Of course, some stations have already killed their analog signals while broadcasting solely in digital, but many stations agreed to hold back in order to look after the interests of the 2.3 million currently waiting for one or two $40 coupons. Today, the agency has confirmed that an additional $650 million in program funding has allowed it to resume shipments of vouchers, which provide American citizens with $40 off the purchase of a digital TV converter box. These boxes typically cost $50 and up depending on features, and they enable older TVs with analog (NTSC) tuners to successfully pull in digital (ATSC) broadcasts. After June 12th -- barring any additional setbacks -- all over-the-air stations in the USA will be forced to send out digital signals alone, thus making the boxes necessary for older sets that lack an ATSC or NTSC / ATSC hybrid tuner.

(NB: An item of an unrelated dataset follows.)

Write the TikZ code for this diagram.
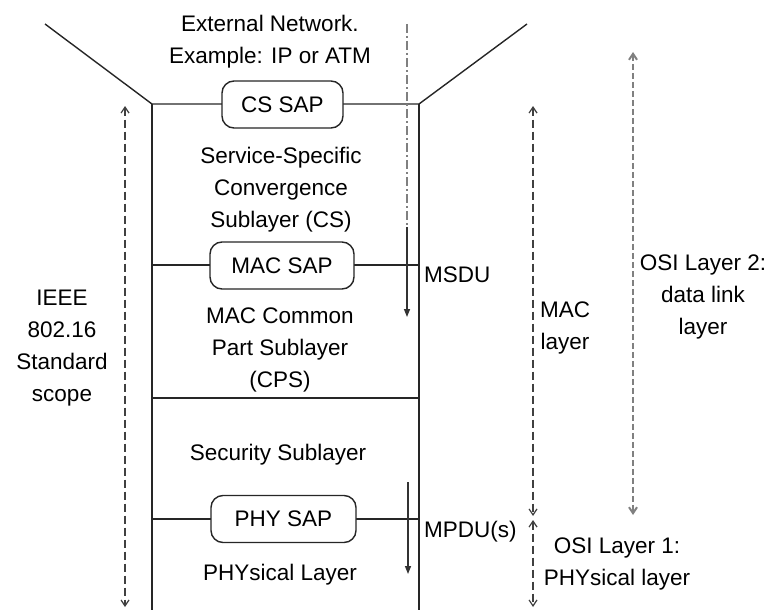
\documentclass[tikz,border=0pt]{standalone}
\usepackage{fontspec}
\setmainfont{Liberation Sans}
\usetikzlibrary{arrows.meta}
\begin{document}
\begin{tikzpicture}[x=1pt,y=-1pt,
  txt/.style={font=\fontsize{22.5}{32}\selectfont, align=center, inner sep=0pt, text=black},
  sap/.style={draw=black!85, line width=1.4pt, rounded corners=12pt, fill=white,
    minimum height=47pt, inner sep=0pt, font=\fontsize{22.5}{32}\selectfont, text=black},
  wall/.style={line width=1.4pt, draw=black!85},
  flow/.style={line width=1.4pt, draw=black!80, -{Triangle[length=8pt,width=6pt]}},
  span/.style={line width=1.2pt, draw=black!75, dash pattern=on 8pt off 4pt,
    {Straight Barb[length=6pt,width=8pt]}-{Straight Barb[length=6pt,width=8pt]}},
  spanwide/.style={line width=2pt, draw=black!50, dash pattern=on 6pt off 3pt,
    {Straight Barb[length=6pt,width=8pt]}-{Straight Barb[length=6pt,width=8pt]}},
]
\useasboundingbox (0,0) rectangle (773,610);

% funnel and stack outline
\coordinate (funL) at (45,24);
\coordinate (funR) at (527,24);
\coordinate (tl) at (152,104);
\coordinate (tr) at (419,104);
\coordinate (bl) at (152,610);
\coordinate (br) at (419,610);
\draw[wall] (funL) -- (tl) -- (tr) -- (funR);
\draw[wall] (tl) -- (bl);
\draw[wall] (tr) -- (br);

% sublayer boundaries
\coordinate (macL) at (152,265);
\coordinate (macR) at (419,265);
\coordinate (cpsL) at (152,398);
\coordinate (cpsR) at (419,398);
\coordinate (phyL) at (152,519);
\coordinate (phyR) at (419,519);
\draw[wall] (macL) -- (macR);
\draw[wall] (cpsL) -- (cpsR);
\draw[wall] (phyL) -- (phyR);

% data flow through the MAC
\coordinate (dataTop) at (407,24);
\coordinate (dataMid) at (407,227);
\coordinate (dataEnd) at (407,317);
\draw[line width=2pt, draw=black!50, dash pattern=on 9pt off 3pt on 2pt off 3pt] (dataTop) -- (dataMid);
\draw[flow] (dataMid) -- (dataEnd);
\coordinate (pduTop) at (408,482);
\coordinate (pduEnd) at (408,574);
\draw[flow] (pduTop) -- (pduEnd);

% service access points
\node[sap, minimum width=121pt] (cssap) at (282.5,104.5) {CS SAP};
\node[sap, minimum width=144pt] (macsap) at (282,265.5) {MAC SAP};
\node[sap, minimum width=145pt] (physap) at (283.5,519) {PHY SAP};

% layer texts
\node[txt] (ext) at (270,41.5) {External Network.\\Example: IP or ATM};
\node[txt] (cs) at (281,189.5) {Service-Specific\\Convergence\\Sublayer (CS)};
\node[txt] (cps) at (280,349.5) {MAC Common\\Part Sublayer\\(CPS)};
\node[txt] (sec) at (278,455) {Security Sublayer};
\node[txt] (phy) at (280,575) {PHYsical Layer};
\node[txt, anchor=west] (msdu) at (424,275) {MSDU};
\node[txt, anchor=west] (mpdu) at (424,532) {MPDU(s)};

% scope markers
\coordinate (stdTop) at (125,106);
\coordinate (stdBot) at (125,607);
\draw[span] (stdTop) -- (stdBot);
\node[txt] (ieee) at (62,348) {IEEE\\802.16\\Standard\\scope};

\coordinate (macTop) at (533,106);
\coordinate (macBot) at (533,516);
\coordinate (l1Top) at (533,520);
\coordinate (l1Bot) at (533,607);
\draw[span] (macTop) -- (macBot);
\draw[span] (l1Top) -- (l1Bot);
\node[txt] (maclayer) at (565,328) {MAC\\layer};

\coordinate (osiTop) at (633,52);
\coordinate (osiBot) at (633,515);
\draw[spanwide] (osiTop) -- (osiBot);
\node[txt] (osi2) at (703,297) {OSI Layer 2:\\data link\\layer};
\node[txt] (osi1) at (617,564) {OSI Layer 1:\\PHYsical layer};
\end{tikzpicture}
\end{document}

Reports suggest that the back log should be cleared within 2.5 or so weeks, but it's tough to estimate how many individuals that have yet to ask for a coupon will do so now that they've been reminded yet again of something they should've done months ago. Curiously, the NTIA is also allowing citizens who previously requested a voucher, but let it expire, ask for another. Instead of just marking the expiration date as null and void and saving the headache, paper and postage. Brilliant. Also, the newly mailed coupons are being sent out in "first class" envelopes compared to "Standard Mail" as with before, so they should arrive a bit sooner. Of course, whether people actually go out and apply them towards a purchase any sooner remains to be seen.